Common mistakes and warnings

  • A hash is one-way; it cannot be decoded back to the original text.
  • Different whitespace creates a different hash.
  • Do not use plain hashes alone for password storage.

Privacy and browser processing

This page is static and the tool runtime runs on your device. Heavy work is sent to a browser Web Worker where possible. Local file loading uses the File API, generated downloads use Blob URLs, and no online save or share-result feature is included because that would weaken the privacy promise.

For normal tool usage, your pasted text or loaded file content is not sent to a server by this tool. This makes the page safer for formatting, converting, validating, or inspecting developer data that you do not want to upload elsewhere.

You can check this yourself by opening your browser developer tools, using the Network tab, and watching requests while processing sample input. See the verify no upload guide for step-by-step instructions.

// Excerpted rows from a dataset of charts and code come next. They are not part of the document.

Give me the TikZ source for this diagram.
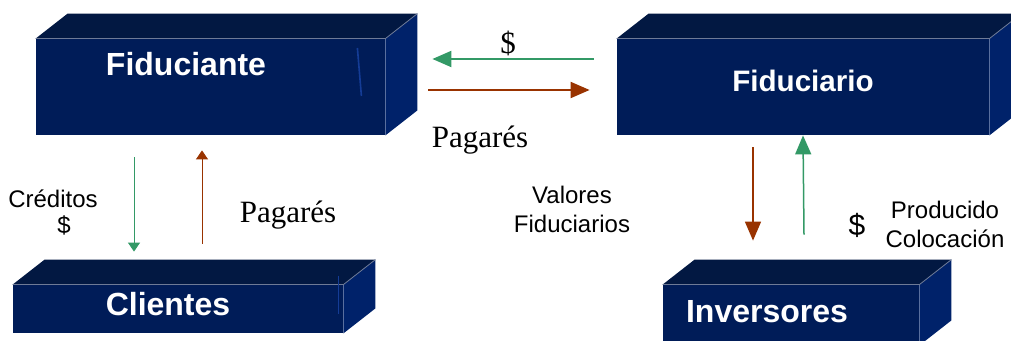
\documentclass[tikz,border=0pt]{standalone}
\usepackage{fontspec}
\setmainfont{Liberation Serif}
\setsansfont{Liberation Sans}
\usetikzlibrary{arrows.meta}
\definecolor{frente}{RGB}{0,28,88}
\definecolor{techo}{RGB}{2,24,66}
\definecolor{lado}{RGB}{0,34,106}
\definecolor{borde}{RGB}{110,122,150}
\definecolor{raya}{RGB}{20,60,150}
\definecolor{verde}{RGB}{51,153,102}
\definecolor{cafe}{RGB}{153,51,0}
\begin{document}
\begin{tikzpicture}[x=0.5pt,y=-0.5pt,
    cara/.style={fill=frente,inner sep=0pt},
    titulo/.style={text=white,anchor=base,font=\sffamily\bfseries\fontsize{16}{19}\selectfont},
    rotulo/.style={align=center,font=\sffamily\fontsize{12}{14.5}\selectfont},
    serif/.style={anchor=base,font=\rmfamily\fontsize{15.5}{18}\selectfont},
    fina/.style={line width=0.5pt,-{Triangle[length=4.5pt,width=6pt]}},
    gruesa/.style={line width=1pt,-{Triangle[length=9.5pt,width=8pt]}}]
  \clip (0,0) rectangle (1011,341);
  % frentes de las cajas
  \node[cara,minimum width=174.5pt,minimum height=48pt] (fte) at (210.5,87) {};
  \node[cara,minimum width=186pt,minimum height=48pt] (fio) at (803,87) {};
  \node[cara,minimum width=165pt,minimum height=24pt] (cli) at (178,309) {};
  \node[cara,minimum width=128pt,minimum height=30pt] (inv) at (791,315) {};
  % techo y lado
  \foreach \n in {fte,fio,cli,inv} {
    \fill[techo] (\n.north west) -- ++(32,-25) -- ([shift={(32,-25)}]\n.north east) -- (\n.north east) -- cycle;
    \fill[lado] (\n.north east) -- ++(32,-25) -- ([shift={(32,-25)}]\n.south east) -- (\n.south east) -- cycle;
    \draw[borde,line width=0.4pt] (\n.north west) -- (\n.north east) -- ++(32,-25);
  }
  \draw[raya,line width=0.8pt] ([shift={(-28,-39)}]fte.east) -- ([shift={(-24,9)}]fte.east);
  \draw[raya,line width=0.8pt] ([shift={(-5,-9)}]cli.north east) -- ([shift={(-5,29)}]cli.north east);
  % nombres
  \node[titulo] (tfte) at (186,76) {Fiduciante};
  \node[titulo,font=\sffamily\bfseries\fontsize{14.8}{18}\selectfont] (tfio) at (803,92) {Fiduciario};
  \node[titulo] (tcli) at (168,316) {Clientes};
  \node[titulo] (tinv) at (767,323) {Inversores};
  % flechas
  \draw[gruesa,verde] ([shift={(-23,-28)}]fio.west) -- ([shift={(47,-28)}]fte.east);
  \draw[gruesa,cafe] ([shift={(43,3)}]fte.east) -- ([shift={(-27,3)}]fio.west);
  \draw[fina,verde] ([shift={(-76.5,22)}]fte.south) -- ([shift={(-44,-33)}]cli.north);
  \draw[fina,cafe] ([shift={(24,-41)}]cli.north) -- ([shift={(-8.5,15)}]fte.south);
  \draw[gruesa,cafe,line width=0.75pt] ([shift={(-50,12)}]fio.south) -- ([shift={(-38,-44)}]inv.north);
  \draw[gruesa,verde,line width=0.75pt] ([shift={(13,-50)}]inv.north) -- (fio.south);
  % rotulos
  \node[serif,anchor=center] (dol1) at (508,43) {\$};
  \node[serif] (pag1) at (480,148) {Pagarés};
  \node[serif] (pag2) at (288,223) {Pagarés};
  \node[rotulo,anchor=base] (cred) at (53,208) {Créditos};
  \node[rotulo,anchor=base] (dol2) at (64,234) {\$};
  \node[rotulo] (val) at (572,209) {Valores\\Fiduciarios};
  \node[rotulo,font=\sffamily\fontsize{15}{18}\selectfont] (dol3) at (857,225) {\$};
  \node[rotulo] (prod) at (945,224) {Producido\\Colocación};
\end{tikzpicture}
\end{document}
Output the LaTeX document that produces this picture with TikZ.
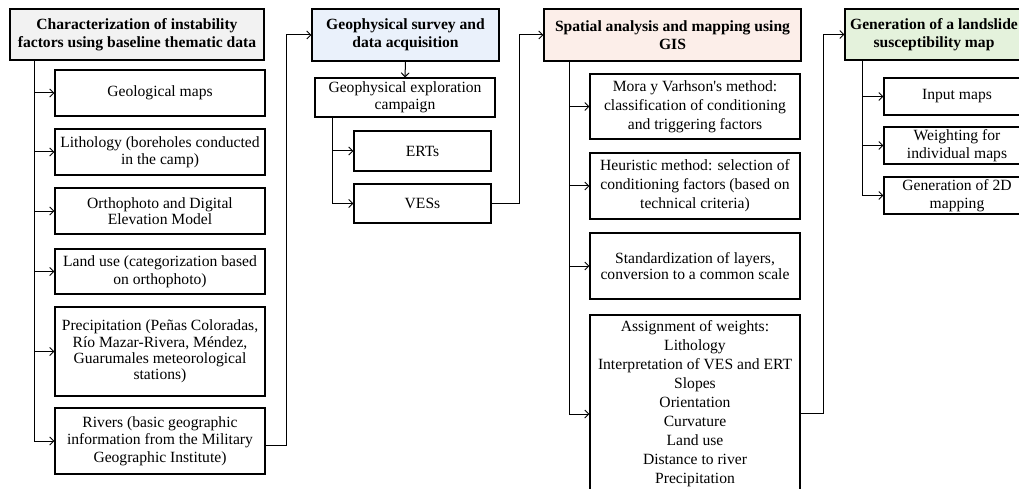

Processing model Browser-side JavaScript
Account needed No
Download method Blob URL
Last updated 2026-06-11

Frequently asked questions

Is my text uploaded to a server?

No. SHA256 Hash Generator runs locally in your browser for normal tool usage. The static website files are downloaded by the browser, but your pasted input and selected local files are not uploaded to a backend for processing.

Is SHA-256 encryption?

No. SHA-256 is a one-way hash function, not encryption. It cannot be reversed to recover the original input.

Why did a tiny text change produce a different hash?

Cryptographic hashes are sensitive to every character, including spaces, line breaks, and capitalization.

Can I use this for password storage?

Do not use plain SHA hashes alone for password storage. Real password storage needs a password hashing algorithm with salts and appropriate work factors.

Can I copy or download the result?

Yes. After a result is generated, you can copy it to the clipboard or download it as a local file using browser APIs.